Microsoft’s plans are ambitious and involve yet another
round of new standards (SDM) to be introduced and adapted by partners and
developers, as well as massive shifts in IT department thinking about their
Microsoft environments. At the same time, Microsoft has listened to its
customer base, and understands that management of the Windows environment is
the first and most important goal. Microsoft has made it clear that it is
interested in managing things Microsoft rather than seeking to replace the
management applications already in place within the data center. Microsoft is
adopting an architectural approach to management, seeking to accumulate and
make use of the enormous knowledge base that exists in systems and using models
that demonstrate how systems should be built. The idea of a knowledge
management engine at the core is attractive and much needed in the highly
distributed world that is Microsoft.
At the same time, Microsoft’s approach reveals both the strength of its software heritage and their relative lack of experience with business processes. Microsoft’s approach is to understand the relationship between IT professionals, application developers, and information workers.
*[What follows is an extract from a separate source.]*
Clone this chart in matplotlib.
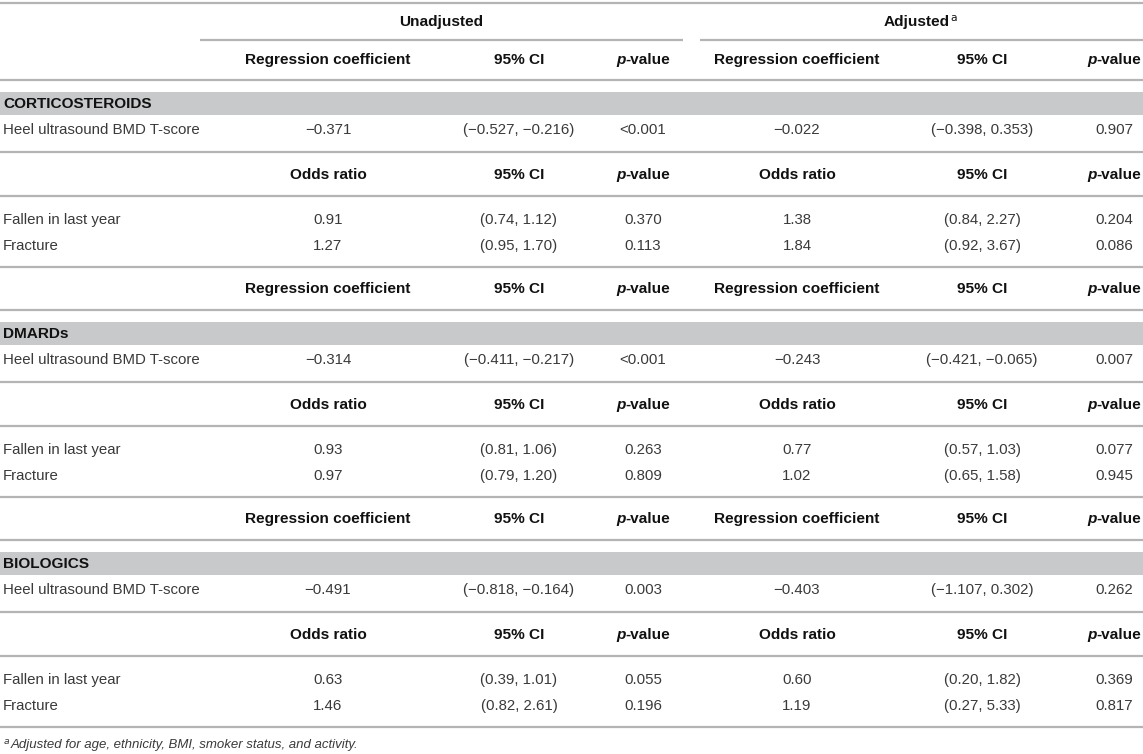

What is obviously missing from this picture is the role of business processes, the inherent service value, and the explicit potential for cost savings. Microsoft’s response is that it is starting with the plumbing at the core and will move out to encompass business issues over time. And yet, an application’s importance and performance is not affected by technical factors alone. Business issues and politics are equal players in the battle for resource allocation at all levels of a company, including the deployment and use of technical resources. We expect these components will be added into the modeling process over time, but without them businesses will be unable in the interim to achieve optimal efficiency without figuring out technical ways to express those elements. We believe that one of the primary benefits of adopting this technology is that it will lower costs both in terms of how IT personnel spend their time, but also in overall efficiency, as Windows systems are notoriously underutilized and under-managed in many environments. However, Microsoft continues to focus most of its cost-of-ownership resources combating Linux. It would do well to help customers understand the important potential cost benefits of incremental increases in efficiency as part of its launch message to a user base with widely divergent needs and experience levels. Finally, the complexity of management means that although the tools are shrink-wrapped, the solutions must be tailored to the specific user environment. Microsoft will also need to demonstrate partner programs that guarantee users that their service provider is capable of using Microsoft tools effectively. Poor implementation of this product would reflect back on Microsoft itself. This product has great potential and is sorely needed. Microsoft’s success in driving DSI will be an indicator to the rest of the IT world that Microsoft remains a key competitor for the heart and soul of the data center and an industry thought leader for the next wave of computing.